EXERCISE BRIEF
Wherever a line below holds the word "chart", copy that line.

DATA EXCERPT
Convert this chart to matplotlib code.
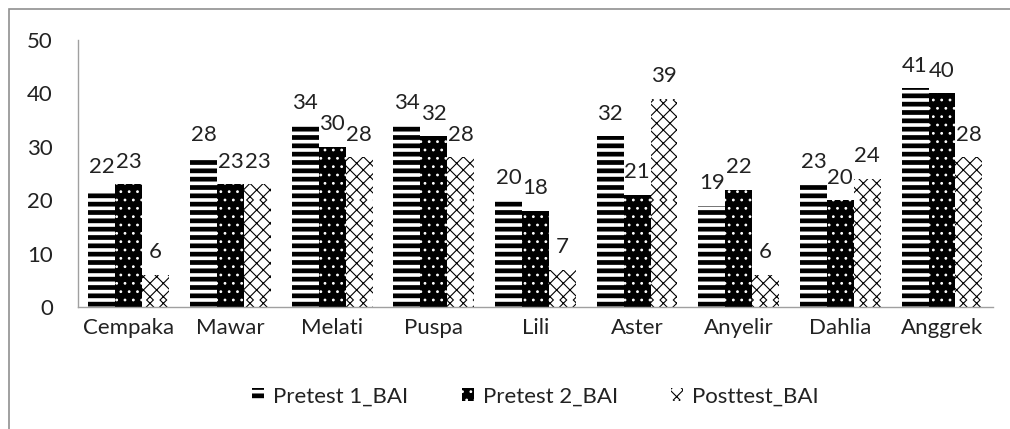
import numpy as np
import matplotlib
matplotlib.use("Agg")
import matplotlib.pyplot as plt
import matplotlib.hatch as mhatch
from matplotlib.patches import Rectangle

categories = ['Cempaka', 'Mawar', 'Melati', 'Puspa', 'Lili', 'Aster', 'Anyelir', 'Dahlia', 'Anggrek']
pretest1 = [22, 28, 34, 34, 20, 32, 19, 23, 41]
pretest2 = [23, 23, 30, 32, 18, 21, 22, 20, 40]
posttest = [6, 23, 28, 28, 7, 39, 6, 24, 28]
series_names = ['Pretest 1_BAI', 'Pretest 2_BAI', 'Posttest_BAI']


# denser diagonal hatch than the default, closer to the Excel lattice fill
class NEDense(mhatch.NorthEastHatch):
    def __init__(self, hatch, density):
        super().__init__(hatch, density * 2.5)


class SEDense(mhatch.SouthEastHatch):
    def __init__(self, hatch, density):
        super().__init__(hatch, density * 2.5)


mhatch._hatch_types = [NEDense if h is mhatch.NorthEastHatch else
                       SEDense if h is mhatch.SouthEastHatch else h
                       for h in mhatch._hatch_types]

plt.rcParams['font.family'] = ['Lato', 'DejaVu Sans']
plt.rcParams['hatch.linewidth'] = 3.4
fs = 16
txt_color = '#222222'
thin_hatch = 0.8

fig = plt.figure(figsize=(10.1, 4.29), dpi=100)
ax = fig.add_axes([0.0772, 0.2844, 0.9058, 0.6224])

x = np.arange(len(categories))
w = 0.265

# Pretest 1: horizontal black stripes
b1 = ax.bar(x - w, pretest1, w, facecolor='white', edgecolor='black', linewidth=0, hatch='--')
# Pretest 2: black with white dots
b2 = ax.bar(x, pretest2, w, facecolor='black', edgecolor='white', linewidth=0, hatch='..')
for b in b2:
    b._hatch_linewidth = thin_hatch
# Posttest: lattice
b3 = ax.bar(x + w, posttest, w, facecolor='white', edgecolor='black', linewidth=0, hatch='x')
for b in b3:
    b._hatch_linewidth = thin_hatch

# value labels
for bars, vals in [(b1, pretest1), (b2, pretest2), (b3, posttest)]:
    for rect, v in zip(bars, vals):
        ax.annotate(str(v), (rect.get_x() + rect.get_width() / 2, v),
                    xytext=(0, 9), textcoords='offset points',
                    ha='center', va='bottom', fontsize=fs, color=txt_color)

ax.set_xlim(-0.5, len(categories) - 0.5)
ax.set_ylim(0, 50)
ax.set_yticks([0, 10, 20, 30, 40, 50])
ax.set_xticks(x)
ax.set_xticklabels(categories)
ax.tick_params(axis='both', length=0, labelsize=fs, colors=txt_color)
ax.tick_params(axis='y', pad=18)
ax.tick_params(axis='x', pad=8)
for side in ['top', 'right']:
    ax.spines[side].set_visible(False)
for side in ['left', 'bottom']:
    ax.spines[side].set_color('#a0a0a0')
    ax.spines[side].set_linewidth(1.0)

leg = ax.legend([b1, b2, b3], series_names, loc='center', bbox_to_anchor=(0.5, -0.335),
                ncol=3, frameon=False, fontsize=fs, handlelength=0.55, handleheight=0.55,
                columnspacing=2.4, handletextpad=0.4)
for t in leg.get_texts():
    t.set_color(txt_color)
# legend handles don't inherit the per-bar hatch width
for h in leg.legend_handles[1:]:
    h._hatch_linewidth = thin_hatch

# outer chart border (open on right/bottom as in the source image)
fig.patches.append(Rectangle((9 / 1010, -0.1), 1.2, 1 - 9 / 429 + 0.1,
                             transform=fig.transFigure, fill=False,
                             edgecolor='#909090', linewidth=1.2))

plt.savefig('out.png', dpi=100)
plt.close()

WRITTEN ANSWER
Convert this chart to matplotlib code.
# outer chart border (open on right/bottom as in the source image)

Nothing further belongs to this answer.